Inquiétudes quant à la production suisse de sucre

La semaine passée à Bienne, devant l’ensemble de la filière sucre suisse, le président du Conseil d’administration de «Sucre suisse S.A.», Andreas Blank a présenté quelques chiffres significatifs. La Suisse consomme 330’000t. de sucre par an dont 90’000t. sont importées. Les deux usines, ce sont 240 collaborateurs et 200 millions de chiffre d’affaire et une production en circuit court qui correspond aux standards écologiques. Avec pour argument des pertes de rendement prévisibles de 30 à 50%, la fédération des betteraviers a demandé que les producteurs suisses puissent bénéficier des mêmes dérogations que leurs collègues européens avec un encouragement à la recherche.

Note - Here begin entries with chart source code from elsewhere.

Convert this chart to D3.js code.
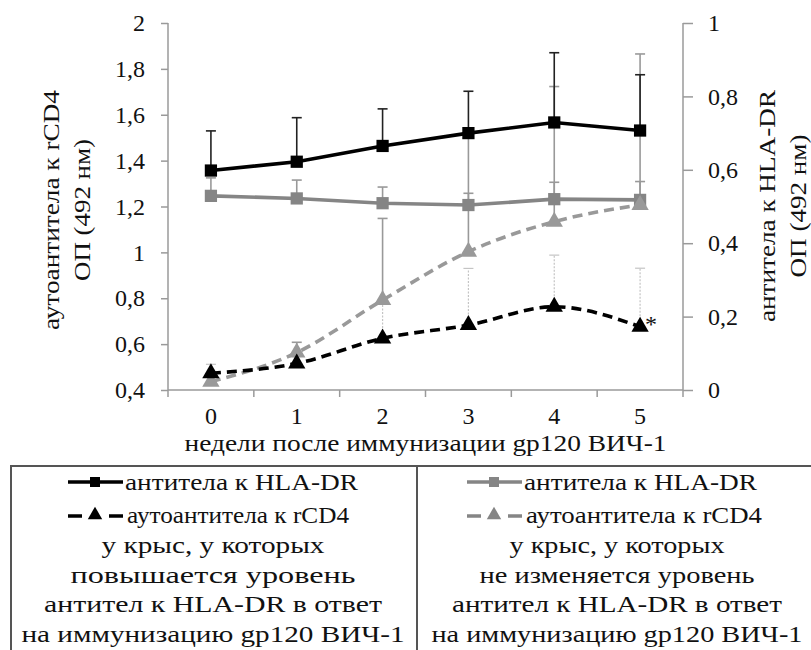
<!DOCTYPE html>
<html><head><meta charset="utf-8">
<script src="https://cdn.jsdelivr.net/npm/d3@7/dist/d3.min.js"></script>
<style>
body{margin:0;background:#fff;}
svg text{fill:#111;}
</style></head>
<body><svg id="c" width="811" height="650"></svg>
<script>
const weeks = ["0","1","2","3","4","5"];
// group with rising HLA-DR antibodies (black)
const hlaUp = [0.598,0.622,0.665,0.700,0.729,0.707];
const hlaUpErr = [0.108,0.120,0.101,0.114,0.190,0.152];
const cd4Up = [0.473,0.516,0.625,0.683,0.763,0.676];
const cd4UpErr = [0.039,0.030,0.157,0.247,0.225,0.255];
// group with unchanged HLA-DR antibodies (gray)
const hlaSame = [0.529,0.522,0.509,0.504,0.520,0.518];
const hlaSameErr = [0.049,0.050,0.044,0.032,0.046,0.050];
const cd4Same = [0.436,0.563,0.792,1.003,1.134,1.207];
const cd4SameErr = [0.030,0.045,0.356,0.504,0.589,0.658];
const leftTicks = [0.4,0.6,0.8,1,1.2,1.4,1.6,1.8,2];
const rightTicks = [0,0.2,0.4,0.6,0.8,1];
const xTitle = "недели после иммунизации gp120 ВИЧ-1";
const leftTitle = ["аутоантитела к rCD4","ОП (492 нм)"];
const rightTitle = ["антитела к HLA-DR","ОП (492 нм)"];
const legendSeries = ["антитела к HLA-DR","аутоантитела к rCD4"];
const groupLeft = ["у крыс, у которых","повышается уровень","антител к HLA-DR в ответ","на иммунизацию gp120 ВИЧ-1"];
const groupRight = ["у крыс, у которых","не изменяется уровень","антител к HLA-DR в ответ","на иммунизацию gp120 ВИЧ-1"];

const svg = d3.select("#c");
const L = 168, R = 683, T = 23, B = 390;
const FS = 24;
const FONT = "'Times New Roman','Liberation Serif',Times,'Nimbus Roman','FreeSerif','Noto Serif','DejaVu Serif',serif";
const AX = "#9a9a9a", GRAY = "#858585", GRAY2 = "#999";
const x = d3.scaleBand().domain(weeks).range([L,R]);
const cx = d => x(d) + x.bandwidth()/2;
const yL = d3.scaleLinear().domain([0.4,2]).range([B,T]);
const yR = d3.scaleLinear().domain([0,1]).range([B,T]);
const fmt = v => d3.format("~g")(v).replace(".",",");
const fit = (sel, w) => sel.attr("textLength", w).attr("lengthAdjust", "spacingAndGlyphs");

// axes
const gL = svg.append("g").attr("transform",`translate(${L},0)`)
  .call(d3.axisLeft(yL).tickValues(leftTicks).tickFormat(fmt).tickSize(7).tickPadding(16));
const gR = svg.append("g").attr("transform",`translate(${R},0)`)
  .call(d3.axisRight(yR).tickValues(rightTicks).tickFormat(fmt).tickSize(10).tickPadding(15));
const gX = svg.append("g").attr("transform",`translate(0,${B})`)
  .call(d3.axisBottom(x).tickSize(0).tickPadding(17));
[gL,gR,gX].forEach(g=>{
  g.attr("font-family",FONT);
  g.select(".domain").remove();
  g.selectAll("line").attr("stroke",AX).attr("stroke-width",1.5);
  g.selectAll("text").attr("font-size",24).attr("fill","#111").attr("font-family",FONT);
});
gL.append("line").attr("x1",0).attr("x2",0).attr("y1",T).attr("y2",B+7).attr("stroke",AX).attr("stroke-width",1.5);
gR.append("line").attr("x1",0).attr("x2",0).attr("y1",T).attr("y2",B+7).attr("stroke",AX).attr("stroke-width",1.5);
gX.append("line").attr("x1",L).attr("x2",R).attr("y1",0).attr("y2",0).attr("stroke",AX).attr("stroke-width",1.5);
const bounds = weeks.slice(1).map(w=>x(w));
gX.selectAll(".bt").data(bounds).enter().append("line")
  .attr("x1",d=>d).attr("x2",d=>d).attr("y1",0).attr("y2",7).attr("stroke",AX).attr("stroke-width",1.5);

// titles
fit(svg.append("text").attr("x",(L+R)/2).attr("y",451).attr("text-anchor","middle").attr("font-size",FS).attr("font-family",FONT).text(xTitle), 482);
const leftW = [240,142], rightW = [232,143];
leftTitle.forEach((t,i)=>fit(svg.append("text").attr("transform",`translate(${59+i*31},210) rotate(-90)`)
  .attr("text-anchor","middle").attr("font-size",FS).attr("font-family",FONT).text(t), leftW[i]));
rightTitle.forEach((t,i)=>fit(svg.append("text").attr("transform",`translate(${775+i*31},206) rotate(-90)`)
  .attr("text-anchor","middle").attr("font-size",FS).attr("font-family",FONT).text(t), rightW[i]));

// error bars
function errBars(vals, errs, ys, color, width, dash){
  const g = svg.append("g");
  weeks.forEach((w,i)=>{
    const xx = cx(w), y0 = ys(vals[i]), y1 = ys(vals[i]+errs[i]);
    g.append("line").attr("x1",xx).attr("x2",xx).attr("y1",y0).attr("y2",y1)
      .attr("stroke",color).attr("stroke-width",width).attr("stroke-dasharray",dash||null);
    g.append("line").attr("x1",xx-5).attr("x2",xx+5).attr("y1",y1).attr("y2",y1)
      .attr("stroke",color).attr("stroke-width",width);
  });
}
errBars(cd4Same, cd4SameErr, yL, GRAY2, 1.6);
errBars(hlaSame, hlaSameErr, yR, GRAY2, 1.6);
errBars(cd4Up, cd4UpErr, yL, "#c4c4c4", 1.2, "2,1.5");
errBars(hlaUp, hlaUpErr, yR, "#222", 1.6);

// lines
function series(vals, ys, color, dash, marker){
  const line = d3.line().x((d,i)=>cx(weeks[i])).y(d=>ys(d)).curve(dash ? d3.curveMonotoneX : d3.curveLinear);
  svg.append("path").datum(vals).attr("d",line).attr("fill","none").attr("stroke",color)
    .attr("stroke-width",3.6).attr("stroke-dasharray",dash||null);
  const sym = marker==="sq" ? d3.symbol(d3.symbolSquare,150) : d3.symbol(d3.symbolTriangle,130);
  svg.append("g").selectAll("path").data(vals).enter().append("path")
    .attr("d",sym).attr("fill",color)
    .attr("transform",(d,i)=>`translate(${cx(weeks[i])},${ys(d)})`);
}
series(hlaSame, yR, GRAY, null, "sq");
series(cd4Same, yL, GRAY2, "10,6", "tri");
series(cd4Up, yL, "#000", "10,6", "tri");
series(hlaUp, yR, "#000", null, "sq");

svg.append("text").attr("x",651).attr("y",332).attr("text-anchor","middle").attr("font-size",24).attr("font-family",FONT).attr("fill","#333").text("*");

// legend table
svg.append("rect").attr("x",11).attr("y",466).attr("width",830).attr("height",220)
  .attr("fill","none").attr("stroke","#555").attr("stroke-width",2);
svg.append("line").attr("x1",417).attr("x2",417).attr("y1",466).attr("y2",650).attr("stroke","#555").attr("stroke-width",2);

function legendCell(x0, color, texts, rowW, groupTexts, groupW, cxText){
  const g = svg.append("g").attr("font-family",FONT);
  g.append("line").attr("x1",x0).attr("x2",x0+55).attr("y1",482).attr("y2",482).attr("stroke",color).attr("stroke-width",3.6);
  g.append("path").attr("d",d3.symbol(d3.symbolSquare,100)()).attr("fill",color).attr("transform",`translate(${x0+27},482)`);
  fit(g.append("text").attr("x",x0+57).attr("y",490).attr("font-size",FS).text(texts[0]), rowW[0]);
  g.append("line").attr("x1",x0).attr("x2",x0+55).attr("y1",516).attr("y2",516).attr("stroke",color).attr("stroke-width",3.6).attr("stroke-dasharray","14,27");
  g.append("path").attr("d",d3.symbol(d3.symbolTriangle,90)()).attr("fill",color).attr("transform",`translate(${x0+27},515)`);
  fit(g.append("text").attr("x",x0+59).attr("y",523).attr("font-size",FS).text(texts[1]), rowW[1]);
  groupTexts.forEach((t,i)=>fit(g.append("text").attr("x",cxText).attr("y",553+i*29.5)
    .attr("text-anchor","middle").attr("font-size",FS).text(t), groupW[i]));
}
legendCell(68, "#000", legendSeries, [233,222], groupLeft, [223,285,338,383], 213);
legendCell(467, GRAY, legendSeries, [233,236], groupRight, [215,275,330,371], 617);
</script></body></html>
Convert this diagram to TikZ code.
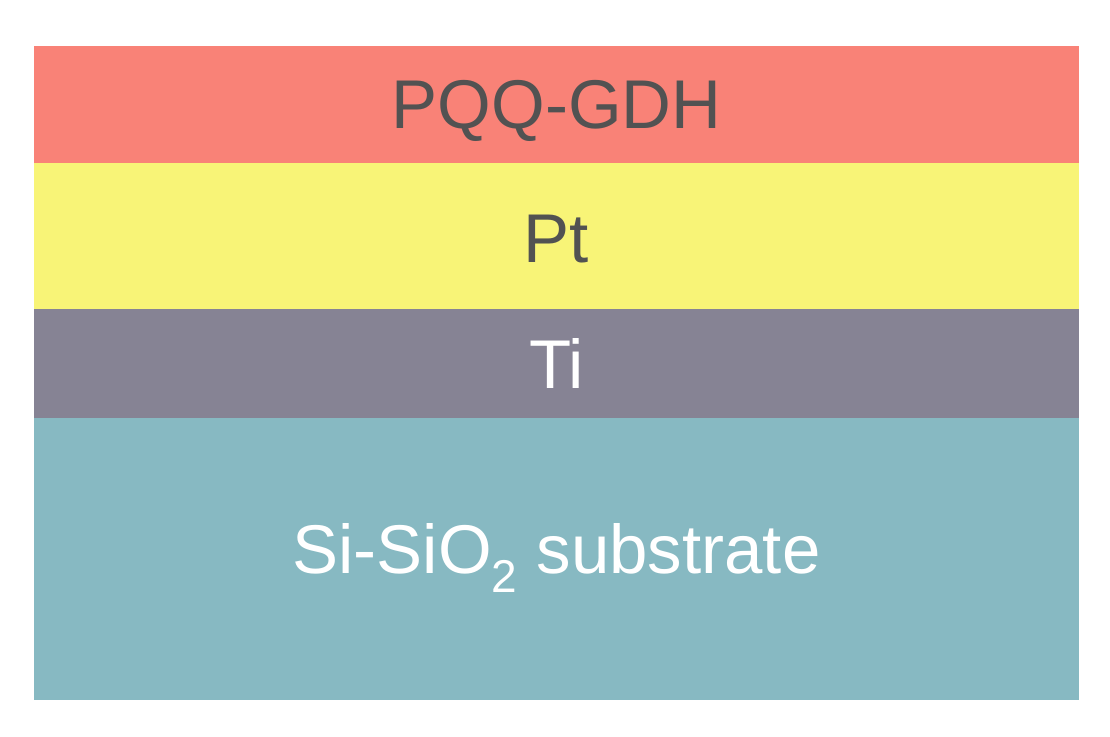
\documentclass[tikz,border=0pt]{standalone}
\usepackage{fontspec}
\setmainfont{Liberation Sans}
\usepackage{xcolor}
\definecolor{enzyme}{HTML}{F98277}
\definecolor{platinum}{HTML}{F8F477}
\definecolor{titanium}{HTML}{868394}
\definecolor{substrate}{HTML}{87B9C2}
\definecolor{darktext}{HTML}{525252}
\tikzset{
  layerlabel/.style={anchor=base, inner sep=0pt, font=\fontsize{69}{80}\selectfont},
}

\begin{document}
\begin{tikzpicture}[x=1pt, y=-1pt]
    \useasboundingbox (0,0) rectangle (1110,736);
    % Draw the stacked layers, top to bottom
    \foreach \top/\bot/\col in {46/163/enzyme, 163/309/platinum, 309/418/titanium, 418/700/substrate} {
        \fill[\col] (34,\top) rectangle (1079,\bot);
    }

    % Layer names
    \node[layerlabel, darktext] (gdh) at (556.5,128) {PQQ-GDH};
    \node[layerlabel, darktext] (pt) at (556.5,262) {Pt};
    \node[layerlabel, white] (ti) at (556.5,388) {Ti};
    \node[layerlabel, white] (sub) at (556.5,573) {Si-SiO\raisebox{-19pt}{\fontsize{46}{50}\selectfont 2} substrate};

\end{tikzpicture}
\end{document}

Sans des décisions rapides sur les mesures proposées, la surface en betteraves sucrières diminuera drastiquement et les deux sucreries ne pourront plus fonctionner à pleine capacité. Une étude économique indépendante a démontré que seul un modèle à deux sucreries permet à Sucre suisse de produire rentablement. La perte de l’industrie sucrière suisse entraînerait une dépendance vis-à-vis de l’étranger et l’importation de sucre produit de manière moins durable…

Arnold Grandjean

Gilbert Henry à Vullierens : « Abandonner totalement cette culture serait vraiment un crève coeur ! »

Gilbert Henry, agriculteur à Vullierens, est l’un de ces planteurs passionnés par la culture de betterave à sucre. Une culture introduite en 1965 par son père Arnold Henry, lui aussi passionné par la douce racine.

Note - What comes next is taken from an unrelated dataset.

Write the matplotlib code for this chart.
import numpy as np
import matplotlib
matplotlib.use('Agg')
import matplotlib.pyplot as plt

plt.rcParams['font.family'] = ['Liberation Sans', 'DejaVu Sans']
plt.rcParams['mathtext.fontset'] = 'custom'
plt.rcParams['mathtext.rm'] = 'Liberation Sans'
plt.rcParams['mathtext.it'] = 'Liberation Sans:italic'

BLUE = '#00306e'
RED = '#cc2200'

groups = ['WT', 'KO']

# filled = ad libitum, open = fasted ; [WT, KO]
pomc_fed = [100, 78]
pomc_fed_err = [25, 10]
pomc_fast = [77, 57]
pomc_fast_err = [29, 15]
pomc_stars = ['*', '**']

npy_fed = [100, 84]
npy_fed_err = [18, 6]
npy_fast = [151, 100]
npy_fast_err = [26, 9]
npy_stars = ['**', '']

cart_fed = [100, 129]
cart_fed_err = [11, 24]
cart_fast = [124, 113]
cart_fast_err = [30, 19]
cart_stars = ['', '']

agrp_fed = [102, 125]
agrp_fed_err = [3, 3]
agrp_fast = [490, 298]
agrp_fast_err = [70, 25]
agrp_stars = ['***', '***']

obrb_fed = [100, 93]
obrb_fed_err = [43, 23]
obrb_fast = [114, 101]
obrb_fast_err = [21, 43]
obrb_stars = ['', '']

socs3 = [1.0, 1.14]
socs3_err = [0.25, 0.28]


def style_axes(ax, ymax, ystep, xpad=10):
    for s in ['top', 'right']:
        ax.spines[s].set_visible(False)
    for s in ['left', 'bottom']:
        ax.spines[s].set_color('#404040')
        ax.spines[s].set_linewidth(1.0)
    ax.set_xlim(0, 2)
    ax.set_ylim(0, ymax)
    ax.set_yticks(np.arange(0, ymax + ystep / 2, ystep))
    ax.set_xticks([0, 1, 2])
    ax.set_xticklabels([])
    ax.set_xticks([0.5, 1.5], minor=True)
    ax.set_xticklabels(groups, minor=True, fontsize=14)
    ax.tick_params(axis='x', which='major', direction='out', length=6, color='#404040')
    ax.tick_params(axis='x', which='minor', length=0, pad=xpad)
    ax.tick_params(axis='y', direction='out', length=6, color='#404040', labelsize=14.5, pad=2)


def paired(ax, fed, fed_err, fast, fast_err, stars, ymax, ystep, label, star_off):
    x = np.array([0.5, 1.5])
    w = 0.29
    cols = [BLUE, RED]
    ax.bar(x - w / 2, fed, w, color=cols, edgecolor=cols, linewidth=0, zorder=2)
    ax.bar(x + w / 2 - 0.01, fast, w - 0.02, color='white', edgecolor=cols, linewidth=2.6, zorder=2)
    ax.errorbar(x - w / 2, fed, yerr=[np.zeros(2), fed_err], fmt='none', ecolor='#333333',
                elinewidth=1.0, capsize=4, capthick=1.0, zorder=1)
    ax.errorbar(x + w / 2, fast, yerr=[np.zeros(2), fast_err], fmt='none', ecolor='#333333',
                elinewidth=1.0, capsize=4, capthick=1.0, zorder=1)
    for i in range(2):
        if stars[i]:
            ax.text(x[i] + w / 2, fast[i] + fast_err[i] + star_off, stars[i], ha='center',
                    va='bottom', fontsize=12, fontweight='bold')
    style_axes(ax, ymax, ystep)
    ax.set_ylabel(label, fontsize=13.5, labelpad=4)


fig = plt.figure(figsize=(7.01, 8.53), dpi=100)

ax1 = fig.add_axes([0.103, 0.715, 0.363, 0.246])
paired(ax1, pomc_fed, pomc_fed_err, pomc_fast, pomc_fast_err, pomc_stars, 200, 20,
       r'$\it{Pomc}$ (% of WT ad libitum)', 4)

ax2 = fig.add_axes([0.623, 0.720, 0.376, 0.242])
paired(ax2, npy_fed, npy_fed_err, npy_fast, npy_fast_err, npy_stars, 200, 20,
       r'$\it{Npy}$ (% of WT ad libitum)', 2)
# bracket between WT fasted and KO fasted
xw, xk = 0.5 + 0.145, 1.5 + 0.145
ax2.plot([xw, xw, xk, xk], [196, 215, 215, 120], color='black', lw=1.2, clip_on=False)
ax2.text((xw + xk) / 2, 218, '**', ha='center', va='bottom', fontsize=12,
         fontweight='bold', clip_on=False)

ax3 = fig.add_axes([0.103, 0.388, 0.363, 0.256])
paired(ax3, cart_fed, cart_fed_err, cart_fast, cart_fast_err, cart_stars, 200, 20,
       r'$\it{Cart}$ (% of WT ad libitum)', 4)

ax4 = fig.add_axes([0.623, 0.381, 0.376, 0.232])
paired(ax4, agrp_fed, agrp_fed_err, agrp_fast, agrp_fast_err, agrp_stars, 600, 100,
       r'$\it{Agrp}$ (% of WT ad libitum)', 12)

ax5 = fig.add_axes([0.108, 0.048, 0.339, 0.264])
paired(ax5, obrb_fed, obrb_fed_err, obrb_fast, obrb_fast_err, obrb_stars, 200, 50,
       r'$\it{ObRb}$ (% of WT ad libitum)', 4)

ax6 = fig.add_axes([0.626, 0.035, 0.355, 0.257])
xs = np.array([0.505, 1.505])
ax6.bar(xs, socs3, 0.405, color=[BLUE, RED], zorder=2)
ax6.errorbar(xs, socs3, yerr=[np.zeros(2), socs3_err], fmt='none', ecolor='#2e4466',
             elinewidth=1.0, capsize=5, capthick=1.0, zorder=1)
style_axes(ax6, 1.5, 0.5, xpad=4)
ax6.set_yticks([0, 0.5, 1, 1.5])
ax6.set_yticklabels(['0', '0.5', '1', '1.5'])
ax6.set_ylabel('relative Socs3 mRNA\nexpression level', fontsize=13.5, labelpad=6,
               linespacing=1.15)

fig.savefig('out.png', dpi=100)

Rencontré sur sa parcelle fortement atteinte par la jaunisse, Gilbert Henry est désabusé: «Lorsque j’ai arrêté le bétail laitier en 1998, j’ai doublé ma surface assolée en betteraves pour la porter à 6ha. En 2000, le prix de base était de frs 13.32/100kg. Pour 2020 il est à 3.90/100kg. Depuis dix ans, une prime à l’hectare a atténué la perte enregistrée à cause de la baisse du prix d’achat des racines. Mais avec le syndrome de basse richesse, le revenu de cette culture a encore diminué. Selon les circonstances, on subit une diminution de revenu de plus ou moins 50%. Pour cette saison, avec les effets de la jaunisse accentués par la sécheresse en sus, on s’attend à une perte encore plus forte. On doit renouveler nos contrats avec la sucrerie au 30 septembre. J’attends avec impatience une prise de position des autorités concernant l’utilisation temporaire de l’insecticide à même de contrôler les pucerons! De celle-ci découlera ma décision de continuer, diminuer de moitié ou abandonner cette culture, ce qui pour moi serait vraiment un crève-coeur!»